Once violence becomes an accepted form of political persuasion, every dispute risks escalation. Neighbors become enemies, opponents become targets, and laws lose their force. History shows the pattern: fragile republics fall to street militias, and revolutions devour their children. Violence offers the appearance of decisive strength but in reality makes every political disagreement existential.
Civilized societies substitute ballots for bullets. They recognize that persuasion, negotiation, and compromise are not signs of weakness but the only way to coexist without perpetual bloodshed.
3. Courts Must Stand Above Politics or They Cease to Exist
Independent courts are often dismissed by authoritarian leaders as obstacles—annoying speed bumps on the road to “efficiency.” How much easier it would be to govern without judicial review, without pesky injunctions, without constitutional constraints. And indeed, abolishing independent courts does clear the path for unrestrained power. But it also clears the path for chaos.
Without impartial judges and a rule of law, society reverts to rule by whim. Property is confiscated, contracts mean nothing, and citizens have no recourse when wronged. The law becomes not a shield but a weapon, wielded by the powerful against the powerless.
Civilization is not defined by how it treats its rulers, but by how it treats its weakest members. A society without independent courts does not administer justice—it merely distributes favors and punishments according to loyalty. That is the definition of tyranny, not civilization.
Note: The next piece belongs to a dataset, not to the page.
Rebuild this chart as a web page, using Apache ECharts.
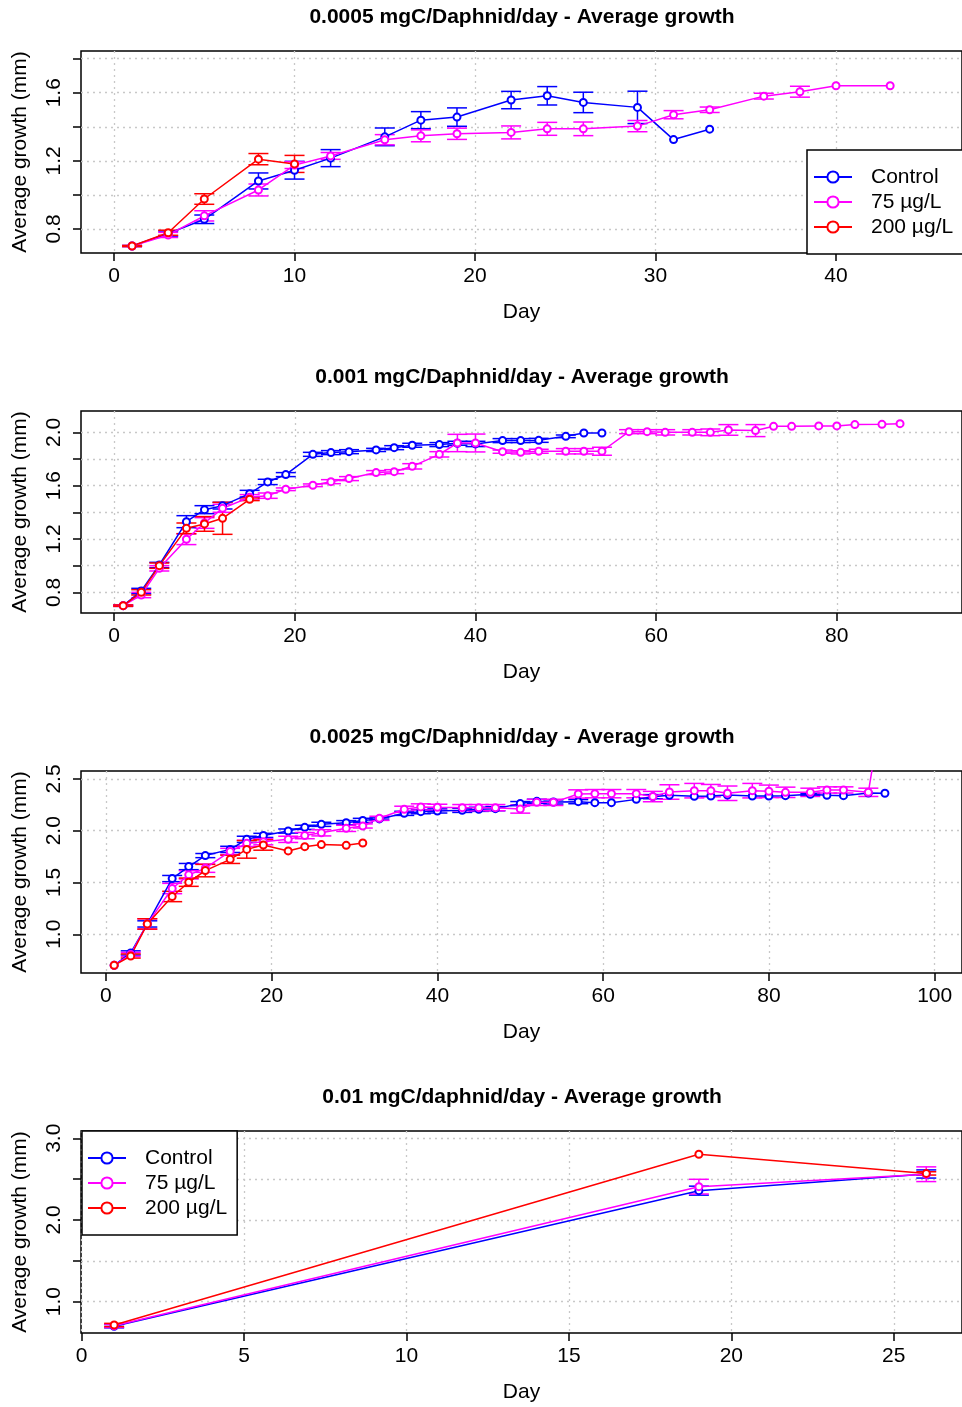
<!DOCTYPE html>
<html><head><meta charset="utf-8">
<script src="https://cdn.jsdelivr.net/npm/echarts@6/dist/echarts.min.js"></script>
<style>html,body{margin:0;padding:0;background:#fff}#c{width:962px;height:1407px}</style>
</head><body><div id="c"></div><script>
const FONT = '"Liberation Sans", Arial, Helvetica, sans-serif';
const NAMES = ['Control', '75 µg/L', '200 µg/L'];
const COLORS = ['#0000FF', '#FF00FF', '#FF0000'];

const titles = [
  '0.0005 mgC/Daphnid/day - Average growth',
  '0.001 mgC/Daphnid/day - Average growth',
  '0.0025 mgC/Daphnid/day - Average growth',
  '0.01 mgC/daphnid/day - Average growth'
];

// ---- Panel 1 (0.0005) ----
const p1ControlDays = [1,3,5,8,10,12,15,17,19,22,24,26,29,31,33];
const p1ControlMean = [0.70,0.773,0.857,1.082,1.145,1.216,1.341,1.439,1.457,1.557,1.582,1.543,1.514,1.325,1.386];
const p1ControlErr  = [0.003,0.015,0.025,0.047,0.052,0.05,0.052,0.05,0.054,0.051,0.054,0.06,0.095,0,0];
const p1T75Days = [1,3,5,8,10,12,15,17,19,22,24,26,29,31,33,36,38,40,43];
const p1T75Mean = [0.70,0.765,0.877,1.029,1.175,1.229,1.324,1.347,1.359,1.367,1.388,1.388,1.404,1.471,1.50,1.58,1.606,1.641,1.641];
const p1T75Err  = [0.003,0.015,0.03,0.035,0.02,0.02,0.03,0.035,0.033,0.038,0.038,0.04,0.033,0.024,0.016,0.017,0.032,0,0];
const p1T200Days = [1,3,5,8,10];
const p1T200Mean = [0.70,0.778,0.976,1.210,1.182];
const p1T200Err  = [0.003,0.015,0.031,0.033,0.05];

// ---- Panel 2 (0.001) ----
const p2ControlDays = [1,3,5,8,10,12,15,17,19,22,24,26,29,31,33,36,38,40,43,45,47,50,52,54];
const p2ControlMean = [0.70,0.81,1.005,1.33,1.42,1.45,1.54,1.628,1.683,1.835,1.848,1.855,1.868,1.885,1.903,1.908,1.918,1.913,1.938,1.938,1.94,1.97,1.995,1.995];
const p2ControlErr  = [0.005,0.02,0.02,0.045,0.03,0.025,0.025,0.02,0.015,0.015,0.015,0.015,0.012,0.015,0.015,0.015,0.015,0.02,0.015,0.015,0.015,0.01,0,0];
const p2T75Days = [1,3,5,8,10,12,15,17,19,22,24,26,29,31,33,36,38,40,43,45,47,50,52,54,57,59,61,64,66,68,71,73,75,78,80,82,85,87];
const p2T75Mean = [0.70,0.78,0.98,1.198,1.32,1.43,1.513,1.525,1.573,1.603,1.63,1.653,1.698,1.705,1.745,1.835,1.92,1.92,1.855,1.85,1.858,1.858,1.858,1.858,2.005,2.005,2.0,2.0,2.0,2.018,2.013,2.045,2.045,2.048,2.048,2.058,2.06,2.065];
const p2T75Err  = [0.005,0.02,0.02,0.04,0.04,0.03,0.02,0.02,0.01,0.01,0.015,0.015,0.015,0.015,0.02,0.02,0.065,0.067,0.012,0.012,0.015,0.02,0.02,0.03,0.015,0.015,0.02,0.02,0.025,0.04,0.045,0,0,0,0,0,0,0];
const p2T200Days = [1,3,5,8,10,12,15];
const p2T200Mean = [0.70,0.80,1.0,1.28,1.313,1.355,1.498];
const p2T200Err  = [0.005,0.02,0.02,0.04,0.055,0.12,0.01];

// ---- Panel 3 (0.0025) ----
const p3ControlDays = [1,3,5,8,10,12,15,17,19,22,24,26,29,31,33,36,38,40,43,45,47,50,52,54,57,59,61,64,66,68,71,73,75,78,80,82,85,87,89,92,94];
const p3ControlMean = [0.70,0.82,1.10,1.538,1.654,1.76,1.82,1.917,1.955,1.997,2.033,2.062,2.078,2.10,2.114,2.168,2.184,2.191,2.197,2.207,2.213,2.262,2.284,2.278,2.281,2.271,2.271,2.303,2.329,2.342,2.332,2.336,2.345,2.336,2.336,2.339,2.352,2.342,2.339,2.365,2.362];
const p3ControlErr  = [0,0.02,0.03,0.03,0.03,0.02,0.03,0.03,0.02,0.02,0.02,0.02,0.02,0.02,0.01,0.02,0.02,0.02,0.02,0.02,0.02,0.02,0.02,0.02,0.02,0,0,0,0.02,0,0,0,0,0,0,0,0.01,0,0,0,0];
const p3T75Days = [1,3,5,8,10,12,15,17,19,22,24,26,29,31,33,36,38,40,43,45,47,50,52,54,57,59,61,64,66,68,71,73,75,78,80,82,85,87,89,92,94];
const p3T75Mean = [0.70,0.805,1.10,1.442,1.574,1.638,1.80,1.878,1.894,1.917,1.953,1.98,2.023,2.046,2.12,2.207,2.23,2.226,2.223,2.223,2.223,2.21,2.274,2.274,2.355,2.358,2.358,2.358,2.33,2.374,2.387,2.387,2.362,2.387,2.381,2.371,2.371,2.394,2.394,2.371,3.35];
const p3T75Err  = [0,0.02,0.05,0.05,0.04,0.04,0.03,0.03,0.03,0.03,0.03,0.03,0.03,0.02,0.02,0.03,0.03,0.03,0.03,0.03,0.03,0.04,0.03,0.03,0.04,0.04,0.04,0.04,0.05,0.07,0.07,0.06,0.07,0.07,0.06,0.05,0.04,0.03,0.03,0.04,0];
const p3T200Days = [1,3,5,8,10,12,15,17,19,22,24,26,29,31];
const p3T200Mean = [0.70,0.79,1.10,1.365,1.503,1.615,1.724,1.82,1.862,1.805,1.846,1.866,1.859,1.882];
const p3T200Err  = [0,0.02,0.05,0.05,0.04,0.06,0.04,0.085,0.05,0,0,0,0,0];

// ---- Panel 4 (0.01) ----
const p4ControlDays = [1,19,26];
const p4ControlMean = [0.70,2.359,2.563];
const p4ControlErr  = [0.02,0.055,0.05];
const p4T75Days = [1,19,26];
const p4T75Mean = [0.705,2.408,2.56];
const p4T75Err  = [0.02,0.09,0.09];
const p4T200Days = [1,19,26];
const p4T200Mean = [0.715,2.804,2.57];
const p4T200Err  = [0.02,0,0.02];

// ---- axes ----
const xTickValues = [[0,10,20,30,40],[0,20,40,60,80],[0,20,40,60,80,100],[0,5,10,15,20,25]];
const yTickValues = [[0.8,1.0,1.2,1.4,1.6,1.8],[0.8,1.0,1.2,1.4,1.6,1.8,2.0],[1.0,1.5,2.0,2.5],[1.0,1.5,2.0,2.5,3.0]];
const yLabelValues = [[0.8,1.2,1.6],[0.8,1.2,1.6,2.0],[1.0,1.5,2.0,2.5],[1.0,2.0,3.0]];
const xRanges = [[-1.83,46.98],[-3.67,93.86],[-3.0,103.3],[-0.02,27.1]];
const yRanges = [[0.659,1.845],[0.645,2.160],[0.626,2.577],[0.617,3.089]];
const gridTops = [51,411,771,1131];

const panels = [
  [[p1ControlDays,p1ControlMean,p1ControlErr],[p1T75Days,p1T75Mean,p1T75Err],[p1T200Days,p1T200Mean,p1T200Err]],
  [[p2ControlDays,p2ControlMean,p2ControlErr],[p2T75Days,p2T75Mean,p2T75Err],[p2T200Days,p2T200Mean,p2T200Err]],
  [[p3ControlDays,p3ControlMean,p3ControlErr],[p3T75Days,p3T75Mean,p3T75Err],[p3T200Days,p3T200Mean,p3T200Err]],
  [[p4ControlDays,p4ControlMean,p4ControlErr],[p4T75Days,p4T75Mean,p4T75Err],[p4T200Days,p4T200Mean,p4T200Err]]
];

function errRenderer(color) {
  return function (params, api) {
    const x = api.value(0), y = api.value(1), e = api.value(2);
    if (!e) return null;
    const top = api.coord([x, y + e]);
    const bot = api.coord([x, y - e]);
    const style = { stroke: color, lineWidth: 1.5, fill: null };
    return {
      type: 'group',
      children: [
        { type: 'line', shape: { x1: top[0], y1: top[1], x2: bot[0], y2: bot[1] }, style },
        { type: 'line', shape: { x1: top[0] - 10, y1: top[1], x2: top[0] + 10, y2: top[1] }, style },
        { type: 'line', shape: { x1: bot[0] - 10, y1: bot[1], x2: bot[0] + 10, y2: bot[1] }, style }
      ]
    };
  };
}

const grids = [], xAxes = [], yAxes = [], series = [];
gridTops.forEach((top, i) => {
  grids.push({ left: 81, top: top, width: 886, height: 202, show: true, borderColor: '#000', borderWidth: 1.5, backgroundColor: 'transparent' });
  xAxes.push({
    type: 'value', gridIndex: i, min: xRanges[i][0], max: xRanges[i][1],
    name: 'Day', nameLocation: 'middle', nameGap: 49,
    nameTextStyle: { fontSize: 21, color: '#000', fontFamily: FONT },
    axisLine: { show: false, onZero: false },
    axisTick: { show: true, length: 8, customValues: xTickValues[i], lineStyle: { color: '#000', width: 1.5 } },
    axisLabel: { customValues: xTickValues[i], fontSize: 21, color: '#000', margin: 13, fontFamily: FONT },
    splitLine: { show: true, lineStyle: { color: '#c8c8c8', type: [2, 4], width: 1.3 } }
  });
  yAxes.push({
    type: 'value', gridIndex: i, min: yRanges[i][0], max: yRanges[i][1],
    name: 'Average growth (mm)', nameLocation: 'middle', nameGap: 50, nameRotate: 90,
    nameTextStyle: { fontSize: 21, color: '#000', fontFamily: FONT },
    axisLine: { show: false, onZero: false },
    axisTick: { show: true, length: 8, customValues: yTickValues[i], lineStyle: { color: '#000', width: 1.5 } },
    axisLabel: { customValues: yLabelValues[i], rotate: 90, fontSize: 21, color: '#000', margin: 16, fontFamily: FONT,
      formatter: v => Number(v).toFixed(1) },
    splitLine: { show: true, lineStyle: { color: '#c8c8c8', type: [2, 4], width: 1.3 } }
  });
  panels[i].forEach((grp, k) => {
    const [days, mean, err] = grp;
    series.push({
      type: 'line', name: NAMES[k], xAxisIndex: i, yAxisIndex: i,
      data: days.map((d, j) => [d, mean[j]]),
      symbol: 'emptyCircle', symbolSize: 7, clip: true,
      lineStyle: { color: COLORS[k], width: 1.5 },
      itemStyle: { color: COLORS[k], borderWidth: 1.5 },
      animation: false, z: 3
    });
    series.push({
      type: 'custom', name: NAMES[k] + ' error', xAxisIndex: i, yAxisIndex: i,
      data: days.map((d, j) => [d, mean[j], err[j]]),
      encode: { x: 0, y: 1 },
      renderItem: errRenderer(COLORS[k]),
      animation: false, z: 3, silent: true
    });
  });
});

const legendCommon = {
  data: NAMES, orient: 'vertical', itemGap: 1, itemWidth: 38, itemHeight: 14,
  borderColor: '#000', borderWidth: 1.5, borderRadius: 0, backgroundColor: '#fff',
  textStyle: { fontSize: 21, lineHeight: 24, color: '#000', fontFamily: FONT, padding: [0, 0, 0, 14] },
  selectedMode: false, z: 10
};

const chart = echarts.init(document.getElementById('c'), null, { renderer: 'canvas' });
chart.setOption({
  backgroundColor: '#fff',
  animation: false,
  grid: grids, xAxis: xAxes, yAxis: yAxes, series: series,
  legend: [
    Object.assign({}, legendCommon, { left: 807, top: 150, padding: [15, 40, 15, 6] }),
    Object.assign({}, legendCommon, { left: 82, top: 1131, padding: [15, 10, 15, 5] })
  ],
  graphic: titles.map((t, i) => ({
    type: 'text', x: 522, y: gridTops[i] - 34, z: 20,
    style: { text: t, fill: '#000', font: 'bold 21px ' + FONT, align: 'center', verticalAlign: 'middle' }
  }))
});
</script></body></html>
4. Scapegoating Destroys Unity in the Name of Preserving It
Few tactics unify a population faster than pointing to a common enemy. Demagogues exploit this by blaming ethnic groups, religious minorities, immigrants, or other vulnerable populations for society’s ills. Collective punishment creates cohesion among the majority at the expense of the targeted minority.
Yet scapegoating is a sugar high. It provides energy and focus in the short term but leaves a society morally and socially bankrupt. Once discrimination and persecution are normalized, no group is safe. The cycle repeats: yesterday’s accusers may become tomorrow’s accused.
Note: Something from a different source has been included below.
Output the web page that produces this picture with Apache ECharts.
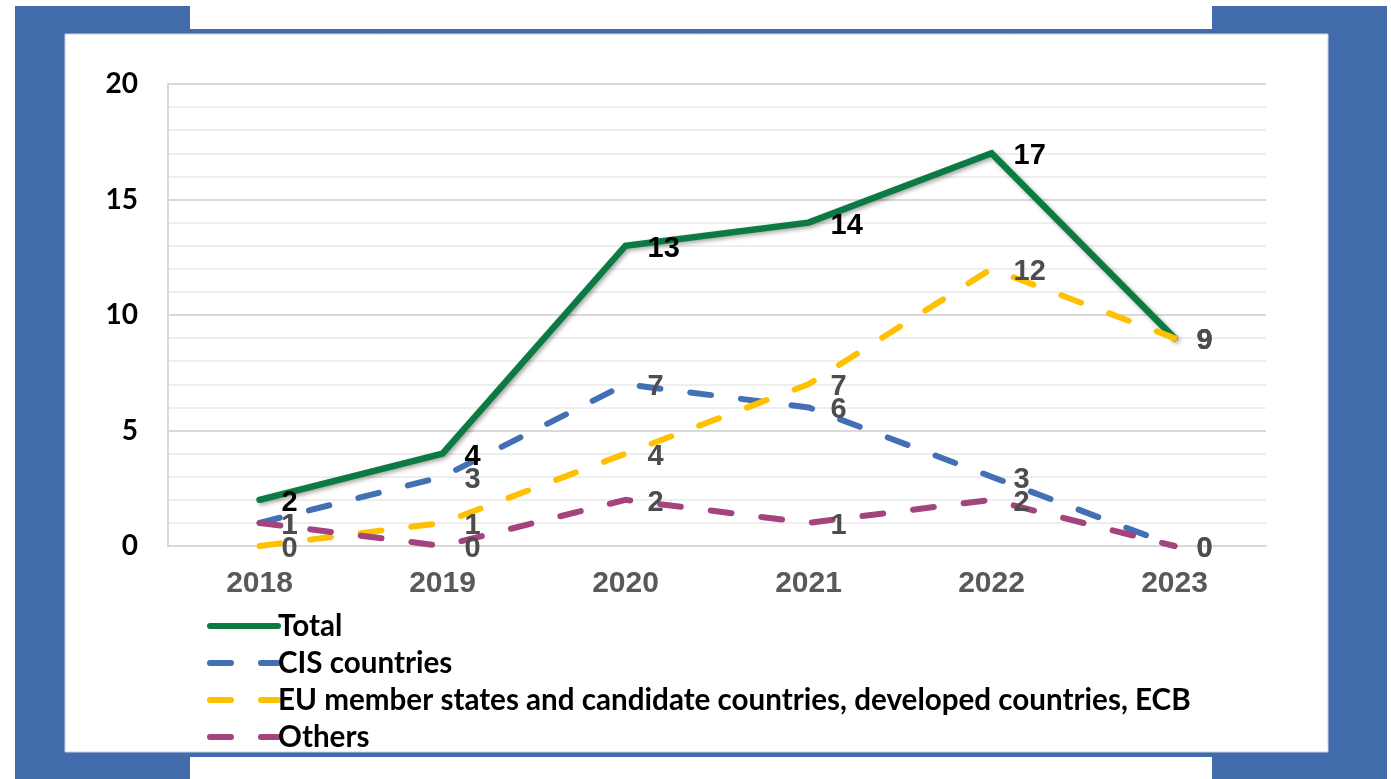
<!DOCTYPE html>
<html>
<head>
<meta charset="utf-8">
<script src="https://cdn.jsdelivr.net/npm/echarts@6/dist/echarts.min.js"></script>
<style>
  html, body { margin: 0; padding: 0; background: #ffffff; }
  #chart { width: 1391px; height: 779px; }
</style>
</head>
<body>
<div id="chart"></div>
<script>
// Years on the horizontal axis
const years = ['2018', '2019', '2020', '2021', '2022', '2023'];

// Counts per group and year
const total = [2, 4, 13, 14, 17, 9];
const cisCountries = [1, 3, 7, 6, 3, 0];
const euDeveloped = [0, 1, 4, 7, 12, 9];
const others = [1, 0, 2, 1, 2, 0];

// Series names shown in the legend
const seriesNames = [
  'Total',
  'CIS countries',
  'EU member states and candidate countries, developed countries, ECB',
  'Others'
];

const frameBlue = '#416BAA';
const labelFont = '"Liberation Sans", Arial, sans-serif';
const textFont = 'Lato, "Open Sans", sans-serif';
const dashPattern = [21, 30];

function valueLabel(color) {
  return {
    show: true,
    position: 'right',
    distance: 22,
    offset: [0, 3],
    color: color,
    fontFamily: labelFont,
    fontWeight: 'bold',
    fontSize: 29
  };
}

function dashedSeries(name, data, color) {
  return {
    name: name,
    type: 'line',
    data: data,
    symbol: 'circle',
    symbolSize: 0.1,
    itemStyle: { color: color },
    lineStyle: { color: color, width: 6, type: dashPattern, cap: 'round' },
    label: valueLabel('#4D4D4D'),
    emphasis: { disabled: true },
    animation: false
  };
}

const chart = echarts.init(document.getElementById('chart'), null, { renderer: 'canvas' });

chart.setOption({
  backgroundColor: '#ffffff',
  animation: false,
  graphic: [
    { type: 'rect', z: -10, shape: { x: 15, y: 6, width: 175, height: 773 }, style: { fill: frameBlue } },
    { type: 'rect', z: -10, shape: { x: 1212, y: 6, width: 175, height: 773 }, style: { fill: frameBlue } },
    { type: 'rect', z: -10, shape: { x: 190, y: 29, width: 1022, height: 728 }, style: { fill: frameBlue } },
    { type: 'rect', z: -9, shape: { x: 65, y: 34, width: 1263, height: 718 }, style: { fill: '#ffffff', stroke: '#c9d3e6', lineWidth: 1 } }
  ],
  grid: { left: 168, right: 125, top: 84, bottom: 233, containLabel: false },
  legend: {
    orient: 'vertical',
    left: 202,
    top: 605,
    itemWidth: 68,
    itemHeight: 14,
    itemGap: 5,
    itemStyle: { opacity: 0 },
    lineStyle: { width: 6, cap: 'round' },
    textStyle: {
      color: '#000000',
      fontFamily: textFont,
      fontWeight: 'bold',
      fontSize: 29.6,
      lineHeight: 32,
      padding: [0, 0, 0, -5]
    },
    selectedMode: false,
    data: seriesNames
  },
  xAxis: {
    type: 'category',
    data: years,
    boundaryGap: true,
    axisLine: { lineStyle: { color: '#d9d9d9', width: 2 } },
    axisTick: { show: false },
    axisLabel: {
      color: '#595959',
      fontFamily: labelFont,
      fontWeight: 'bold',
      fontSize: 30,
      margin: 23
    },
    splitLine: { show: false }
  },
  yAxis: {
    type: 'value',
    min: 0,
    max: 20,
    interval: 5,
    axisLine: { show: true, lineStyle: { color: '#d9d9d9', width: 2 } },
    axisTick: { show: false },
    axisLabel: {
      color: '#000000',
      fontFamily: textFont,
      fontWeight: 'bold',
      fontSize: 28,
      margin: 30
    },
    splitLine: { show: true, lineStyle: { color: '#d9d9d9', width: 2 } },
    minorTick: { show: false, splitNumber: 5 },
    minorSplitLine: { show: true, lineStyle: { color: '#eeeeee', width: 2 } }
  },
  series: [
    {
      name: seriesNames[0],
      type: 'line',
      data: total,
      symbol: 'circle',
      symbolSize: 0.1,
      itemStyle: { color: '#0B7B43' },
      lineStyle: {
        color: '#0B7B43',
        width: 6.5,
        cap: 'round',
        join: 'miter',
        shadowColor: 'rgba(0,0,0,0.35)',
        shadowBlur: 4,
        shadowOffsetX: 2,
        shadowOffsetY: 2
      },
      label: valueLabel('#000000'),
      emphasis: { disabled: true },
      animation: false
    },
    dashedSeries(seriesNames[1], cisCountries, '#4370B4'),
    dashedSeries(seriesNames[2], euDeveloped, '#FFC000'),
    dashedSeries(seriesNames[3], others, '#A4437D')
  ]
});
</script>
</body>
</html>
Civilization is built not on exclusion but on inclusion—the recognition that societies thrive when diversity is protected, when differences coexist within a framework of mutual respect. Scapegoating corrodes that framework until only suspicion and resentment remain.
5. Elections Are the Lifeblood of Democracy
Abolishing free and fair elections is perhaps the most obvious route to consolidated power. Eliminate competition, rig the process, and leaders never risk losing. It is effective—but it is also fatal to democracy.
Without elections, accountability evaporates. Corruption metastasizes because rulers know they will never face voters. Public trust collapses because citizens understand their voices do not matter. And once trust collapses, the social contract itself unravels.
Civilized societies do not hold elections simply to transfer power. They hold them to legitimize power—to ensure that governments rule with the consent of the governed. Take away elections, and legitimacy is lost. What remains is merely domination, backed by coercion.
The Uncivilized Temptation
The tragedy is that each of these five actions—censorship, violence, judicial capture, scapegoating, and election-rigging—often does work, at least at first. They solve problems quickly: dissent disappears, rivals retreat, critics fall silent, order appears restored. But this effectiveness is precisely what makes them so dangerous.
A civilized society must recognize that not everything effective is acceptable. Some tools are too corrosive, too destructive, to be used. The measure of civilization is not whether it can achieve short-term goals, but whether it can preserve the long-term institutions and norms that allow free people to live together without fear.
Conclusion: The Fragile Gift of Restraint
Civilization is fragile. It depends on restraint—on the collective decision to pursue goals within boundaries, even when crossing them would be easier. The five actions described above should be recognized for what they are: betrayals of civilization itself.
A society that silences speech, normalizes violence, destroys courts, scapegoats groups, or abolishes elections may still call itself a nation. But it cannot call itself civilized.
And if we fail to guard against these temptations, history has made one thing clear: civilization will not guard us.